Germany need not panic just yet. Joachim Low's men struggled throughout their group matches against Ukraine and Poland, with the offensive quartet performing poorly and the defence struggling to deal with the attacking threats posed by their opponents.
But it means nothing. It is far too early to write this Germany team off. It must not be forgotten that Joachim Low's men, the current world champions, did not enjoy a dominant World Cup in 2014. The games against Ghana, a 2-2 draw, the USA, a narrow 1-0 victory, Algeria, a 2-1 win after extra time, and the 1-0 win over France were all remarkably tight.
However, pessimism has taken hold in Germany. Fans and experts have discussed the lack of a leader within Low's squad; a discussion which is both mischievous and absurd. The same discussion took hold in Brazil two years ago, and what happened?
Germany have a number of leaders, but the image of those leaders has changed. Jerome Boateng is a prime example of a modern leader. He spoke clearly and eloquently as he explained that Germany simply must improve or risk an early exit from the tournament. His words are important and he's right, Germany have no option but to get better.

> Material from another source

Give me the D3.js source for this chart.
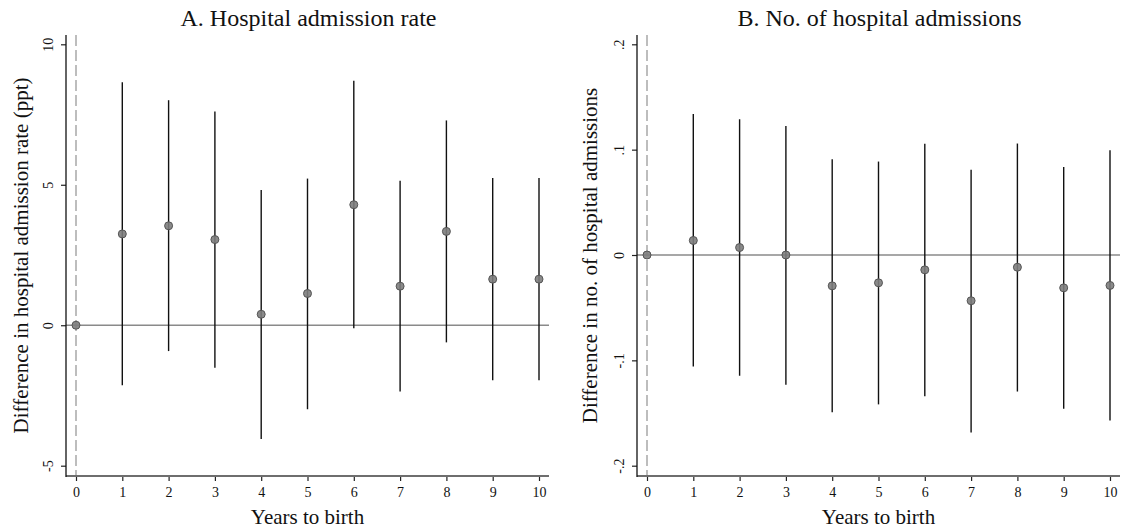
<!DOCTYPE html>
<html>
<head>
<meta charset="utf-8">
<script src="https://cdn.jsdelivr.net/npm/d3@7/dist/d3.min.js"></script>
<style>
  html, body { margin: 0; padding: 0; background: #fff; }
  svg { display: block; font-family: "Liberation Serif", "Times New Roman", serif; }
</style>
</head>
<body>
<svg id="chart" width="1124" height="531"></svg>
<script>
// Event-study estimates by years to birth, with 95% confidence intervals
const years = [0, 1, 2, 3, 4, 5, 6, 7, 8, 9, 10];

// Panel A: hospital admission rate (percentage points)
const rateEst  = [0, 3.25, 3.54, 3.05, 0.39, 1.13, 4.29, 1.39, 3.34, 1.64, 1.64];
const rateLow  = [0, -2.14, -0.92, -1.51, -4.05, -2.99, -0.11, -2.36, -0.61, -1.96, -1.96];
const rateHigh = [0, 8.65, 8.01, 7.61, 4.81, 5.22, 8.70, 5.14, 7.29, 5.24, 5.24];
const rateTicks = [-5, 0, 5, 10];
const rateTickLabels = ["-5", "0", "5", "10"];

// Panel B: number of hospital admissions
const countEst  = [0, 0.0138, 0.0071, 0.0, -0.0293, -0.0264, -0.0141, -0.0434, -0.0116, -0.0312, -0.0289];
const countLow  = [0, -0.1058, -0.1145, -0.1232, -0.1492, -0.1418, -0.1341, -0.1685, -0.1296, -0.1460, -0.1572];
const countHigh = [0, 0.1338, 0.1289, 0.1225, 0.0910, 0.0887, 0.1055, 0.0810, 0.1058, 0.0836, 0.0994];
const countTicks = [-0.2, -0.1, 0, 0.1, 0.2];
const countTickLabels = ["-.2", "-.1", "0", ".1", ".2"];

const svg = d3.select("#chart");
svg.append("rect").attr("width", 1124).attr("height", 531).attr("fill", "#fff");

function panel(opts) {
  const { left, right, top, bottom, yDomain, yTicks, yLabels, est, low, high, title, yTitle, yTitleX } = opts;
  const g = svg.append("g");

  const x = d3.scaleLinear().domain([0, 10]).range([left + 10, right - 10]);
  const y = d3.scaleLinear().domain(yDomain).range([465.7, 44.3]);

  // reference lines: zero effect and event time
  g.append("line")
    .attr("x1", left).attr("x2", right)
    .attr("y1", y(0)).attr("y2", y(0))
    .attr("stroke", "#8a8a8a").attr("stroke-width", 1.3);
  g.append("line")
    .attr("x1", x(0)).attr("x2", x(0))
    .attr("y1", top).attr("y2", bottom)
    .attr("stroke", "#9a9a9a").attr("stroke-width", 1.3)
    .attr("stroke-dasharray", "11,4");

  // confidence intervals
  g.selectAll("line.ci").data(years).enter().append("line")
    .attr("class", "ci")
    .attr("x1", d => x(d)).attr("x2", d => x(d))
    .attr("y1", (d, i) => y(low[i])).attr("y2", (d, i) => y(high[i]))
    .attr("stroke", "#111").attr("stroke-width", 1.4);

  // point estimates
  g.selectAll("circle.pt").data(years).enter().append("circle")
    .attr("class", "pt")
    .attr("cx", d => x(d)).attr("cy", (d, i) => y(est[i]))
    .attr("r", 4)
    .attr("fill", "#7d7d7d").attr("fill-opacity", 0.9)
    .attr("stroke", "#555").attr("stroke-width", 1);

  // x axis
  const xAxis = g.append("g")
    .attr("transform", `translate(0,${bottom})`)
    .call(d3.axisBottom(x).tickValues(years).tickFormat(d3.format("d")).tickSize(5).tickSizeOuter(0).tickPadding(5));
  xAxis.select(".domain").remove();
  xAxis.selectAll(".tick line").attr("stroke", "#222").attr("stroke-width", 1.2);
  xAxis.selectAll(".tick text")
    .attr("font-size", 14).attr("fill", "#111")
    .attr("font-family", "Liberation Serif, Times New Roman, serif")
    .attr("dy", null).attr("y", 21);
  g.append("line")
    .attr("x1", left).attr("x2", right)
    .attr("y1", bottom).attr("y2", bottom)
    .attr("stroke", "#6e6e6e").attr("stroke-width", 2);

  // y axis
  const yAxis = g.append("g")
    .attr("transform", `translate(${left},0)`)
    .call(d3.axisLeft(y).tickValues(yTicks).tickFormat((d, i) => yLabels[i]).tickSize(5).tickSizeOuter(0));
  yAxis.select(".domain").remove();
  yAxis.selectAll(".tick line").attr("stroke", "#222").attr("stroke-width", 1.2);
  yAxis.selectAll(".tick text")
    .attr("font-size", 14).attr("fill", "#111")
    .attr("font-family", "Liberation Serif, Times New Roman, serif")
    .attr("x", null).attr("dy", null)
    .attr("text-anchor", "middle")
    .attr("transform", "translate(-13,0) rotate(-90)");
  g.append("line")
    .attr("x1", left).attr("x2", left)
    .attr("y1", top).attr("y2", bottom + 1)
    .attr("stroke", "#111").attr("stroke-width", 1.3);

  // titles
  const cx = (left + right) / 2;
  g.append("text")
    .attr("x", cx + 1).attr("y", 26)
    .attr("text-anchor", "middle")
    .attr("font-size", 24).attr("fill", "#111")
    .text(title);
  g.append("text")
    .attr("x", cx).attr("y", 524)
    .attr("text-anchor", "middle")
    .attr("font-size", 21).attr("fill", "#111")
    .text("Years to birth");
  g.append("text")
    .attr("transform", `translate(${yTitleX},${(top + bottom) / 2}) rotate(-90)`)
    .attr("text-anchor", "middle")
    .attr("font-size", 21).attr("fill", "#111")
    .text(yTitle);
}

panel({
  left: 66, right: 549, top: 35, bottom: 476,
  yDomain: [-5, 10], yTicks: rateTicks, yLabels: rateTickLabels,
  est: rateEst, low: rateLow, high: rateHigh,
  title: "A. Hospital admission rate",
  yTitle: "Difference in hospital admission rate (ppt)",
  yTitleX: 28
});

panel({
  left: 637, right: 1120, top: 35, bottom: 476,
  yDomain: [-0.2, 0.2], yTicks: countTicks, yLabels: countTickLabels,
  est: countEst, low: countLow, high: countHigh,
  title: "B. No. of hospital admissions",
  yTitle: "Difference in no. of hospital admissions",
  yTitleX: 597
});
</script>
</body>
</html>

However, Low's decision to continue placing his faith in stars such as Mario Gotze, Julian Draxler, Thomas Muller and Mesut Ozil, with all four performing poorly in the 2-0 win over Ukraine, can also be discussed. But discrediting Low is nonsense. The manager trusted the personnel he chose to play in the starting XI prior to the tournament and hoped for better results.
Those did not come, and guaranteed starting spots no longer exist, meaning changes are inevitable ahead of Tuesday's clash with Northern Ireland.
It cannot be ignored that Muller has openly talked of his desire for Germany to have players like Bayern Munich - attackers who can repeatedly emerge victorious in one-on-one situations.
"We have to change the education that we again have players who can go with pace through one-on-one situation. Spain have players like this. It's an important factor," Low said in his media conference on Saturday.
But despite the injury to Borussia Dortmund star Marco Reus, Low chose not to call up Julian Brandt - the Bayer Leverkusen forward who emerged as Germany's most in-form winger in the final three months of the season - or his team-mate Karim Bellarabi. That was a significant mistake.
Furthermore Leroy Sane, the exceptional Schalke youngster who is capable of beating as many as four players on his finest day, has been sitting on the bench for 180 minutes.
Germany need Low to make changes, and the side is also in need of improvements. But with four points in the bank they are poised to qualify for the knockout stages of the competition ahead of their clash with Michael O'Neill's men regardless of their performances. Germany need not panic just yet.